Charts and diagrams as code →
▼

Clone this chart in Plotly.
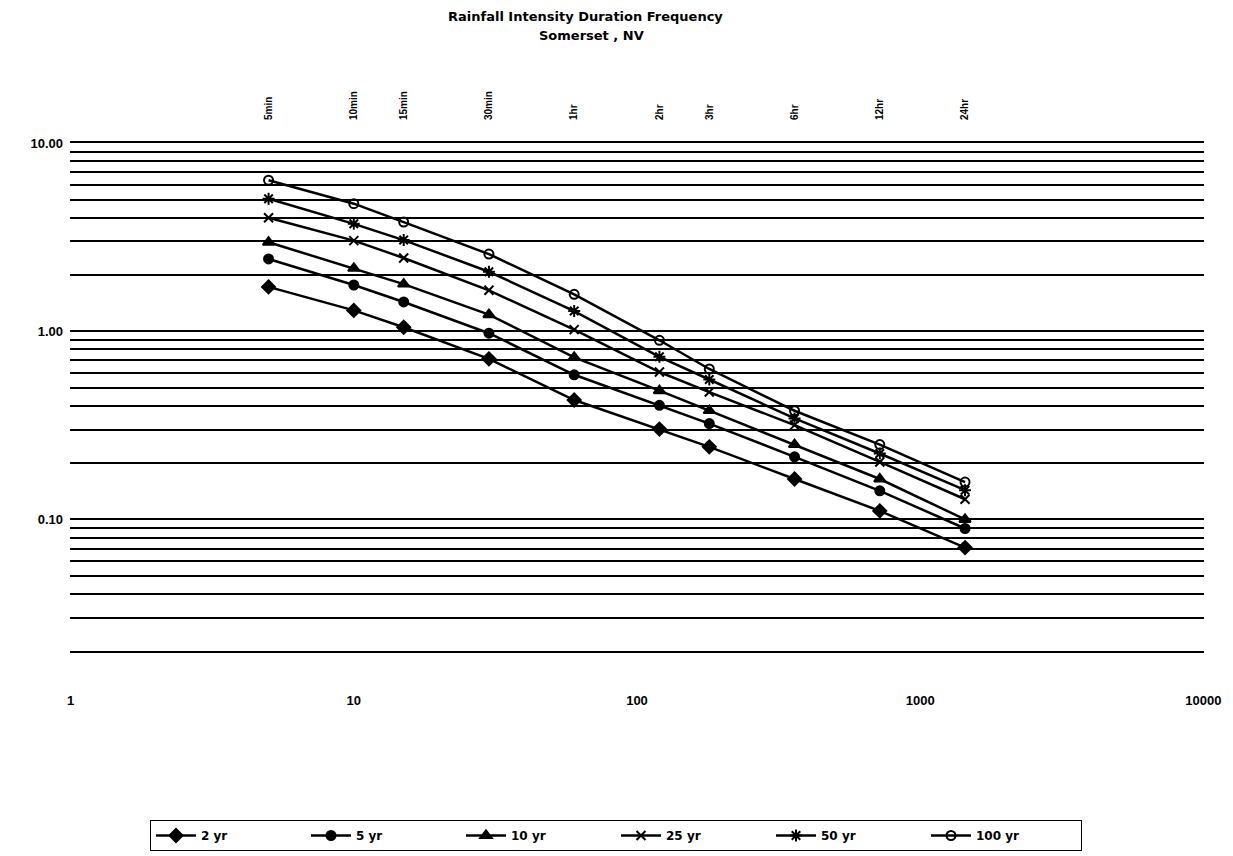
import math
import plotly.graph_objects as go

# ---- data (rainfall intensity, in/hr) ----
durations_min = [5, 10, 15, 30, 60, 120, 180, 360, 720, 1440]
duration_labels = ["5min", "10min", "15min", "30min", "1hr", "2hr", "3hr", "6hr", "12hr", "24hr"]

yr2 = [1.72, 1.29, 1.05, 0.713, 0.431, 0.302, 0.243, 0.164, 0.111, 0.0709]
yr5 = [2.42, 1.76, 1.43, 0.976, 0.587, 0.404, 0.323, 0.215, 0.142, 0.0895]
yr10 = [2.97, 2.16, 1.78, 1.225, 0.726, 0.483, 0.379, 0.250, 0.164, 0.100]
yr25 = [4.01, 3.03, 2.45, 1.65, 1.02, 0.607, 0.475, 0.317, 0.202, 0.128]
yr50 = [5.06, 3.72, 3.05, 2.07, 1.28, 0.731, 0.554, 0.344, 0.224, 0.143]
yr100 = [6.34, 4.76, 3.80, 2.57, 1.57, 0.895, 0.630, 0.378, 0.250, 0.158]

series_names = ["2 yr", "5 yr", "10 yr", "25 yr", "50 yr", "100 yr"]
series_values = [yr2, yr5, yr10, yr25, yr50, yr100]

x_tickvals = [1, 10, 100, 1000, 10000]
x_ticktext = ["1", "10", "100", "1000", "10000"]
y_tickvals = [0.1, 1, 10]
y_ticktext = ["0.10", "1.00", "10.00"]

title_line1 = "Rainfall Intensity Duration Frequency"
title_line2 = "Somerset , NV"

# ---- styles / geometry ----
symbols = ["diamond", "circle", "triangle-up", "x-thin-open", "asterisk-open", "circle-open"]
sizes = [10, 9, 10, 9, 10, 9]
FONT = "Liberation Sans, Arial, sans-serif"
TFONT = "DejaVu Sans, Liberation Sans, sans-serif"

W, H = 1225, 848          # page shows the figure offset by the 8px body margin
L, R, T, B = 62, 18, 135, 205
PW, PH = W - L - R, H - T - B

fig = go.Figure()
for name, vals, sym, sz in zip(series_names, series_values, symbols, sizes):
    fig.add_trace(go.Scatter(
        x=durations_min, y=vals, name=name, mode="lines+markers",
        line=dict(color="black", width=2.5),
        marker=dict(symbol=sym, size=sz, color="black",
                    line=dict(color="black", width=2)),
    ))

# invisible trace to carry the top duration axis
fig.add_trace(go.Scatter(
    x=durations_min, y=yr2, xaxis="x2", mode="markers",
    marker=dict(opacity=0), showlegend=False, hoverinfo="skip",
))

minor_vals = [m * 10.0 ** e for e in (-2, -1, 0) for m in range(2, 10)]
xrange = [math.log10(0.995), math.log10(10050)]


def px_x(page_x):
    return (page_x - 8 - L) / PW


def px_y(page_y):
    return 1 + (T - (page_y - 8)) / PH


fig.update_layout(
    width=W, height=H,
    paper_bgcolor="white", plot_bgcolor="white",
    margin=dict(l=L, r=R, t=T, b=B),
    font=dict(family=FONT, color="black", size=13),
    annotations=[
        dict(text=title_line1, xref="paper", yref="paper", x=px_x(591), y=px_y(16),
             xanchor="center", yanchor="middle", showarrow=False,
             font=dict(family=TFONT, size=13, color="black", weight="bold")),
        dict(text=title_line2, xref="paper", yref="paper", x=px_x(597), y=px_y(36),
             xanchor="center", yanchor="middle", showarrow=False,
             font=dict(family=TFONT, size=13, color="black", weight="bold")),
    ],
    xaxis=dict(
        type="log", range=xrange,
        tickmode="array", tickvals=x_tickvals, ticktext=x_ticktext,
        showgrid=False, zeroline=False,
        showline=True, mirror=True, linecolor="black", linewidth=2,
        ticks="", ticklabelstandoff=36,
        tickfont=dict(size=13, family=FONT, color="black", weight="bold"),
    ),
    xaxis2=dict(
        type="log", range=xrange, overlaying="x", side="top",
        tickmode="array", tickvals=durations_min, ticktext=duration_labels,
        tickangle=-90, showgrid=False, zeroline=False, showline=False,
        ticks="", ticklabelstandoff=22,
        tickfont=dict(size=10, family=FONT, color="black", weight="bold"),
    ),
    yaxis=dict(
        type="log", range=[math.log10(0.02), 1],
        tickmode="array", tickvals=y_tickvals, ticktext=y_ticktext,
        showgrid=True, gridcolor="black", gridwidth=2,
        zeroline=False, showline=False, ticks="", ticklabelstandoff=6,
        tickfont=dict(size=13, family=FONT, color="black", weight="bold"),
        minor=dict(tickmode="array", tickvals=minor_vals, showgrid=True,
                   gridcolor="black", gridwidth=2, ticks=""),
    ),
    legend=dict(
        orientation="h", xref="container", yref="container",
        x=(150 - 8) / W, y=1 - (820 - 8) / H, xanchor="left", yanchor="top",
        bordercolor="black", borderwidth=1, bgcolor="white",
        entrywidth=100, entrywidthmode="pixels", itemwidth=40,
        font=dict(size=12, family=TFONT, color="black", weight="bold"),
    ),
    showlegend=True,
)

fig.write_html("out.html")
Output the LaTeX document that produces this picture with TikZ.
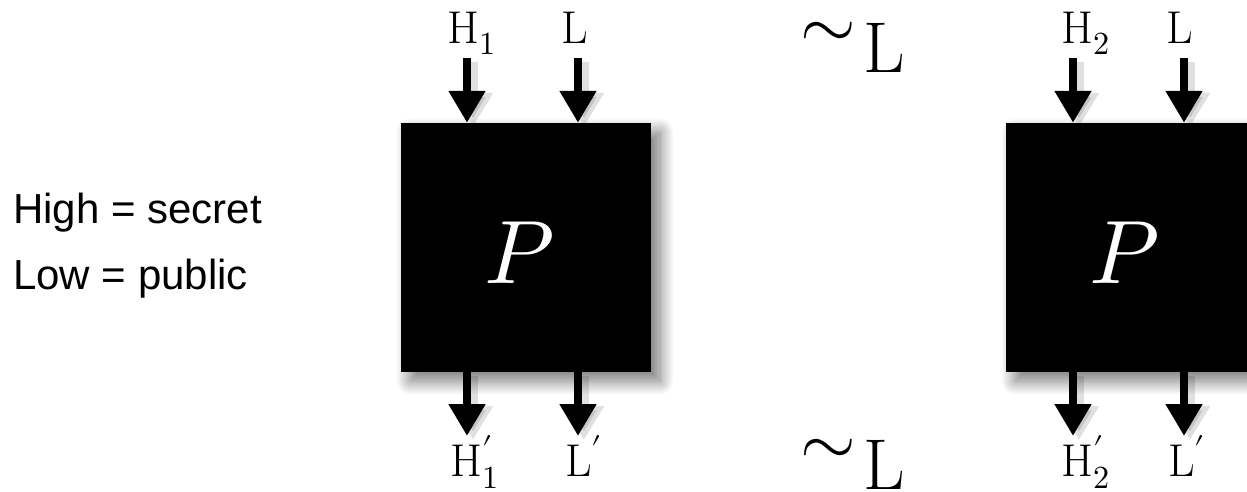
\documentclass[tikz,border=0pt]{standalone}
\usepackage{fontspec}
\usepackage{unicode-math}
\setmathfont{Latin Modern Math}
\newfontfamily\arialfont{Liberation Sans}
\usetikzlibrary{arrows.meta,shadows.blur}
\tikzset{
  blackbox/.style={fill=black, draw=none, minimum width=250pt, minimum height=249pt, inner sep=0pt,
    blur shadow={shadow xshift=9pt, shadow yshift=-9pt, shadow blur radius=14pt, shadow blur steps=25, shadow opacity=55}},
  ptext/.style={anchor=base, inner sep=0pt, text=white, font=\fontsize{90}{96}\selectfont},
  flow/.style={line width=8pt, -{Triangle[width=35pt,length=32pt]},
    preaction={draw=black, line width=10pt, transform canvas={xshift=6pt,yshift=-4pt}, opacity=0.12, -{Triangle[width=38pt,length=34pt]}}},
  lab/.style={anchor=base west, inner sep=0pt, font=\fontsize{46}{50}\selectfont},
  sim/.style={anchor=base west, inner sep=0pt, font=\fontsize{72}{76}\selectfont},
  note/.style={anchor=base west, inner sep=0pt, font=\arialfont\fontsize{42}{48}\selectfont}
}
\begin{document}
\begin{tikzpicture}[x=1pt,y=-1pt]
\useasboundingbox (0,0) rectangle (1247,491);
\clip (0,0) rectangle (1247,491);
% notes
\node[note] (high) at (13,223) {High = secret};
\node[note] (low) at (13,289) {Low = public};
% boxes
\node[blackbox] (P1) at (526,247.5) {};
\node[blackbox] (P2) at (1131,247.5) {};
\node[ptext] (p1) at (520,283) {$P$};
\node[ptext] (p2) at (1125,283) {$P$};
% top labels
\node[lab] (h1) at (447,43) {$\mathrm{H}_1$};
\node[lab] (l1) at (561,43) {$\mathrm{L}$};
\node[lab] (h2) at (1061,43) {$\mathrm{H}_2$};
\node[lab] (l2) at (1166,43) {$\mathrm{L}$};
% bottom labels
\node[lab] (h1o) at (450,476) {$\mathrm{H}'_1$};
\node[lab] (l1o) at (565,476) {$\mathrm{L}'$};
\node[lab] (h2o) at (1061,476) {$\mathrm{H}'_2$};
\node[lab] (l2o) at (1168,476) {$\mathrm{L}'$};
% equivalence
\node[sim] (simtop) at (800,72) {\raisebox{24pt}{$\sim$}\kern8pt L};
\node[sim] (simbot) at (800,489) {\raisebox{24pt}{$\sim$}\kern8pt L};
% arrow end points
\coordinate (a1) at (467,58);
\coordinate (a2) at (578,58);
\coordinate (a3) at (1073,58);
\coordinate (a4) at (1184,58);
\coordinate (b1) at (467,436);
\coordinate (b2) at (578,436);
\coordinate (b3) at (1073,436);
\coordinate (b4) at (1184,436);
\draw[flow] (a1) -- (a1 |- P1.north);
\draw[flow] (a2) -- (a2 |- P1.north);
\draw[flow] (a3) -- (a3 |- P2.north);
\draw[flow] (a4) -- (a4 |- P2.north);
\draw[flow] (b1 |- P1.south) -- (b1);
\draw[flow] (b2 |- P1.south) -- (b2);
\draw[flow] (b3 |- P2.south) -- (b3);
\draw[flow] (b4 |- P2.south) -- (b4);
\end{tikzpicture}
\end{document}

▲

Copy out each line that contains the word "this".

Clone this chart in Plotly.
Output the LaTeX document that produces this picture with TikZ.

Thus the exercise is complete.